Dicho esto, caben algunas consideraciones. Lo primero es que harto sabe ya el país de procesos fracasados, que han demostrado el poder corrosivo de los afanes de protagonismo y el costoso saldo de cualquier paso en falso. Para decirlo con claridad, un nuevo Caguán no se puede, no se debe repetir.

Es un hecho que de la honda herida del conflicto brotan fuerzas reacias a que esta cicatrice. De ahí que cualquier intervención para cerrarla necesita buenas dosis de cautela, sobre todo durante las primeras puntadas, que irremediablemente tendrán que darse sin que cesen las hostilidades o, incluso, se intensifiquen, como ha venido ocurriendo.

Hay que tener presente, de igual forma, que este es un país muy diferente al de hace 14 años. La crisis de finales de los 90 quedó atrás y hoy la economía muestra un ritmo aceptable de crecimiento en medio de la compleja coyuntura mundial. El desempleo es moderado y hay una clase media en aumento.

Realidades que se suman a unas Fuerzas Militares que han logrado, con tecnología, tenacidad y altas dosis de sacrificio, revertir una situación adversa, pasar a la ofensiva y hacer más presencia en el territorio. Todo esto sin olvidar que, con tropiezos y altibajos, los paramilitares -cuyo desmantelamiento fue un inamovible de la guerrilla- han quedado atrás.

Por el lado de las Farc también se registran cambios. Sus ambiciones se han encogido de una manera proporcional a su retroceso. Su anhelo de la toma del poder por las armas se ha difuminado y ha sido sustituido por el deseo de control territorial en zonas con economías ilegales, de las que derivan sus todavía cuantiosas rentas.

No se puede ignorar, pese a que no hay pruebas contundentes de que han cumplido su promesa, un comunicado reciente, en el que dejan asomar una voluntad de negociación junto con los anuncios de abandonar el secuestro extorsivo y “regularizar” el conflicto, lo que para los expertos significa abrirle las puertas al Derecho Internacional Humanitario.

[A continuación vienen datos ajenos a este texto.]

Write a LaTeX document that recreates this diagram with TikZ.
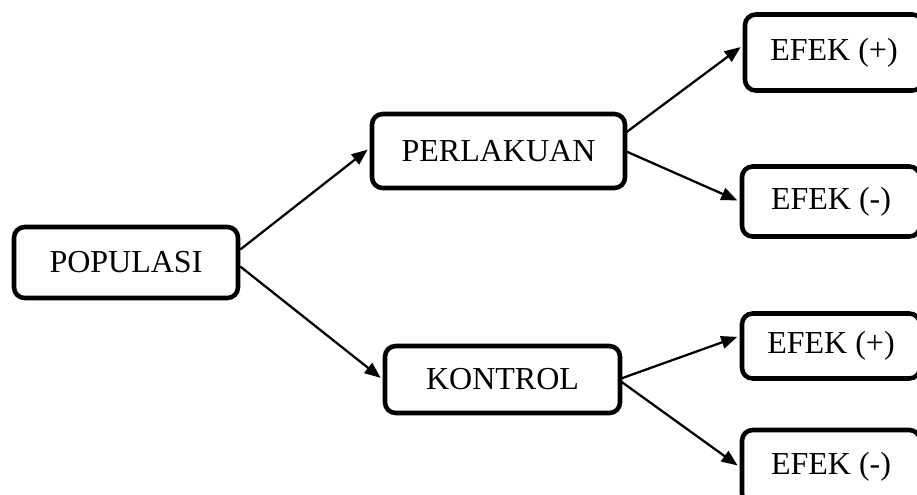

El contexto internacional ofrece también otro panorama. América Latina ha sido escenario de ambiciosas transformaciones, llevadas a cabo por la vía de la democracia -como lo muestra la baja de la pobreza- y tiene ante sí un futuro promisorio.

Pero así como se le han abierto caminos a la izquierda democrática en estos dos lustros, también se les han cerrado a los criminales de guerra por cuenta de la Corte Penal Internacional. La degradación del conflicto ha derivado en un sinnúmero de crímenes de lesa humanidad -como el reclutamiento de menores-, que podrían llenar de motivos a este tribunal para actuar en caso de que perciba riesgo de impunidad. Ya en el trámite del marco para la paz sonaron las primeras alarmas sobre el rigor que habrá que tener a la hora de diseñar acuerdos que no podrán pasar por alto ciertos delitos.

Todo esto tendrá que considerarse si se llega a concretar cualquier acercamiento. Por lo pronto, hay que hacer énfasis en que, de sentarse a la mesa, el Gobierno debe esgrimir la mejoría del país en materia social. Las estrategias en marcha no pueden ponerse en entredicho en una negociación que tiene que versar sobre las condiciones para que la guerrilla deje las armas.

Y es que las realidades del campo de batalla deben reflejarse en la agenda de las conversaciones. No se trata, entonces, de negociar el Estado o el orden institucional establecido. Cualquier reforma que eventualmente surja solo podrá concretarse una vez se produzca el ingreso a la arena política de los alzados en armas. No sobra reafirmar que la democracia ofrece los mecanismos para realizar profundas transformaciones, incluso revoluciones, pero siempre por la vía de las urnas.